Falta de solução para a crise vai adiar retomada
O país enfrentará um terceiro ano de recessão se a crise política não for resolvida no curto prazo. Especialistas são unânimes em afirmar que qualquer recuperação do Produto Interno Bruto (PIB) depende da aprovação de reformas no Congresso Nacional e a permanência de Michel Temer na Presidência da República comprometerá esse processo. O mercado ainda avalia que o ritmo de corte de juros pode diminuir e cogita até a possibilidade de o Banco Central (BC) ser obrigado a interromper o processo com o agravamento das denúncias contra o chefe do Executivo.
A falta de sintonia entre o governo e o Congresso Nacional vai afetar a retomada da atividade e a geração de empregos, avaliam diversos analistas. “O cenário ficou mais complicado e a reforma da Previdência não deverá avançar, comprometendo a emenda do teto dos gastos”, alertou a economista Alessandra Ribeiro, sócia da Tendências Consultoria. Ela ressaltou que aguardará alguns dias antes de revisar as projeções para o PIB deste ano, atualmente projetado em alta de 0,3%, algo que pode ficar pouco provável na atual conjuntura. “O maior desafio para as contas públicas é a reforma previdenciária. Um governo de transição precisa ao menos manter a atual política econômica para preservar uma certa credibilidade. Mas será um desafio porque, agora, ninguém vai querer bancar as reformas”, avaliou ela, apostando que vários partidos devem deixar a base governista.
O economista-chefe da MB Associados, Sergio Vale, é taxativo quanto à sustentação de Temer no poder. “O governo acabou, não tem chance de continuar desse jeito. A expectativa é que um novo presidente seja eleito indiretamente e consiga seguir com as reformas. Se for alguém sem traquejo político ficará difícil, especialmente porque o timing está apertado, com o segundo semestre se aproximando da agenda eleitoral de 2018”, afirmou. Sem as reformas, dificilmente o país sairá da recessão, comentou Vale. “Há muita coisa para aparecer ainda. A turbulência ficará conosco por um bom tempo. Serão dois anos bem difíceis daqui para frente”, completou.
O cenário mais provável, na avaliação de André Perfeito, economista-chefe da Gradual Investimentos, é a renúncia de Temer. Para ele, a nova crise política complicará ainda mais a vida do Banco Central, que sinalizava uma aceleração no ritmo de corte da Selic.

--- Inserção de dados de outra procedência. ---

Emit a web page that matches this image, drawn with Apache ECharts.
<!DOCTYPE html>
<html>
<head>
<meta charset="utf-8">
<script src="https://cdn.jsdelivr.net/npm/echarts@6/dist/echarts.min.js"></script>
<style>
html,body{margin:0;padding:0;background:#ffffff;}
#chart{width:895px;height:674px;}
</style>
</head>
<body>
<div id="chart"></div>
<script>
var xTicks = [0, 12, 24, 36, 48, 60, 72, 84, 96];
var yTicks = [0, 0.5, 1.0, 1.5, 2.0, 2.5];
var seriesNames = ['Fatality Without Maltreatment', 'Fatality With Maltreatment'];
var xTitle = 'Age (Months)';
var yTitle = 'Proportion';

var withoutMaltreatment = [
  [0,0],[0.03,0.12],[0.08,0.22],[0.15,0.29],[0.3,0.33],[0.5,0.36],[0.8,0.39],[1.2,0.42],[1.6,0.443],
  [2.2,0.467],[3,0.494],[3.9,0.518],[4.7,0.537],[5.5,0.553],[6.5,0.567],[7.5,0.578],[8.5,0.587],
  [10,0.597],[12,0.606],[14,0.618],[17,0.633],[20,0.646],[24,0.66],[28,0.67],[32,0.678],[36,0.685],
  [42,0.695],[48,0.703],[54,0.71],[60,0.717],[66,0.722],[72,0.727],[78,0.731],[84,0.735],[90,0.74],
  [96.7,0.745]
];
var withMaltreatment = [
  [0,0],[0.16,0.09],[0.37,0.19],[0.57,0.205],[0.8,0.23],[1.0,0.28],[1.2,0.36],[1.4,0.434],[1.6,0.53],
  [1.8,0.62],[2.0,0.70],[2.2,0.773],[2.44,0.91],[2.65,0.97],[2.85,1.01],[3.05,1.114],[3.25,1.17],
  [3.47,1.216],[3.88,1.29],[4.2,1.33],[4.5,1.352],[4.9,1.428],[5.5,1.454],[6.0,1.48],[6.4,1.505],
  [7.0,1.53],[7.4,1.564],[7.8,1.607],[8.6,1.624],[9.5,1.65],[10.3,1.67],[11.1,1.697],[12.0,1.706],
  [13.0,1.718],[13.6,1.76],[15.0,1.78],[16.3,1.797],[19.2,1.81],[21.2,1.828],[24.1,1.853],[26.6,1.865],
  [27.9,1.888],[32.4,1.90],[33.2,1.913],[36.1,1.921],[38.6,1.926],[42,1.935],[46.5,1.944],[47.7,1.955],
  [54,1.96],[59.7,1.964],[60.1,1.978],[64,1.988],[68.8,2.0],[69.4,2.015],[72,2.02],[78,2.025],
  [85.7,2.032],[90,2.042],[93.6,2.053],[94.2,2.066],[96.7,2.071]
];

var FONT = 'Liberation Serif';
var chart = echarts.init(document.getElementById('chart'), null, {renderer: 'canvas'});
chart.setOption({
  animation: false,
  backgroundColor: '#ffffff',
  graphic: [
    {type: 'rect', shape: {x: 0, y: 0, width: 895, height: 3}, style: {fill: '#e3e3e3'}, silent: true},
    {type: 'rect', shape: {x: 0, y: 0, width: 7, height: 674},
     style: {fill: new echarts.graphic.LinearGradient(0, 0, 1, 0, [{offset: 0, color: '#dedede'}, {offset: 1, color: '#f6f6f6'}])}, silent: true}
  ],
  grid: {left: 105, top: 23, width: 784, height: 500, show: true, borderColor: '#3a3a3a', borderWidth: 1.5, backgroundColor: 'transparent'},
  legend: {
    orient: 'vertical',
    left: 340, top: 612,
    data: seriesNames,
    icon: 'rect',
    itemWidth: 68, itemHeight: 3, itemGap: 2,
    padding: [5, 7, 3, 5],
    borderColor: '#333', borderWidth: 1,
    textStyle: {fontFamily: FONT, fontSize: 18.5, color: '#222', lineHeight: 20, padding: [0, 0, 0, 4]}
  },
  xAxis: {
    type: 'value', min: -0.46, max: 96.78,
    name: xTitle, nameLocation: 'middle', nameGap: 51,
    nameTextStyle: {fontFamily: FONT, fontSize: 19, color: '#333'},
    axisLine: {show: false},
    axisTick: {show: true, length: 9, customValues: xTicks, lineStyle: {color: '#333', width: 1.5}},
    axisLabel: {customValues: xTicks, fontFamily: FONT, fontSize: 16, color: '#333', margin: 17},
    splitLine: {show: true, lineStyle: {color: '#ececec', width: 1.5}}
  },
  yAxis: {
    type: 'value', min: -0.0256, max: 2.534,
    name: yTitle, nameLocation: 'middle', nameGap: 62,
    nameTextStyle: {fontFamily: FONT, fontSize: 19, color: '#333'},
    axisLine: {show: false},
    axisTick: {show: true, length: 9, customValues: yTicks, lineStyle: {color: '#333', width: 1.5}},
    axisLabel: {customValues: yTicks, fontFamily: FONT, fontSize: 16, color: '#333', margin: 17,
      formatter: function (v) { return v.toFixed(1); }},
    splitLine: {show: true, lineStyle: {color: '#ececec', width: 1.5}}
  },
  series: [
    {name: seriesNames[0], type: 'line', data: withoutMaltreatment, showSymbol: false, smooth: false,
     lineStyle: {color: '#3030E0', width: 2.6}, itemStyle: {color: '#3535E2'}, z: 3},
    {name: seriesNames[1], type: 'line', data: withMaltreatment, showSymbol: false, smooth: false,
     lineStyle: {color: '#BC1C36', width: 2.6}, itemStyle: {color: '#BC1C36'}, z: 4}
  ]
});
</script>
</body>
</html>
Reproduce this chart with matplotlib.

Perfeito acabou de reduzir de 1,25 ponto percentual para 0,75 ponto percentual a previsão de redução na taxa na próxima reunião do Comitê de Política Monetária (Copom), no fim deste mês. “Vai ter corte de juros porque existem condições macroeconômicas para isso. Mas a autoridade monetária vai ser mais cautelosa”, afirmou. O economista prevê crescimento de apenas 0,1% do PIB neste ano. “Vou manter essa previsão, por enquanto, porque já está entre as mais pessimistas”, afirmou.
Traumático
A recusa de Temer em renunciar ao posto de chefe do Executivo pode ter sido a pior decisão para a recuperação da economia, avaliou o economista José Luis Oreiro, professor da Universidade de Brasília (UnB). Para ele, o afastamento do presidente seria menos traumático para o processo de retomada da atividade. “Abandonar o posto e promover eleições indiretas em até 90 dias. Seria um prazo aceitável pelo mercado até a escolha do novo presidente da República”, disse.
Sem isso, Oreiro comentou que a falta de governabilidade somada às incertezas em relação à velocidade do rito do processo de impeachment e da cassação da chapa de Temer pelo Tribunal Superior Eleitoral (TSE) podem contaminar mais as expectativas do mercado. “A renúncia tem um protocolo a ser seguido. Nas duas situações, não há a menor chance de tocar as reformas. Mas o próximo presidente teria, pelo menos, alguma possibilidade de manter a ordem institucional e o estado democrático de direito até 2018”, sustentou.
Com Temer “batendo o pé”, Oreiro afirmou que a situação ficará imprevisível. “O governo está morto e não terá condições de fazer nada, com uma oposição cada vez maior”, acrescentou. Diante da não aprovação das reformas e da imprevisibilidade de equilíbrio das contas públicas, Oreiro calculou que o PIB registrará mais um ano de recessão, com um recuo próximo de 0,2%. “O dólar deve ir a R$ 3,50 nos próximos meses e a bolsa vai cair abaixo dos 60 mil pontos. Observaremos alguma aceleração da inflação e uma redução do ritmo de corte da taxa básica de juros (Selic) pelo Banco Central”, alertou.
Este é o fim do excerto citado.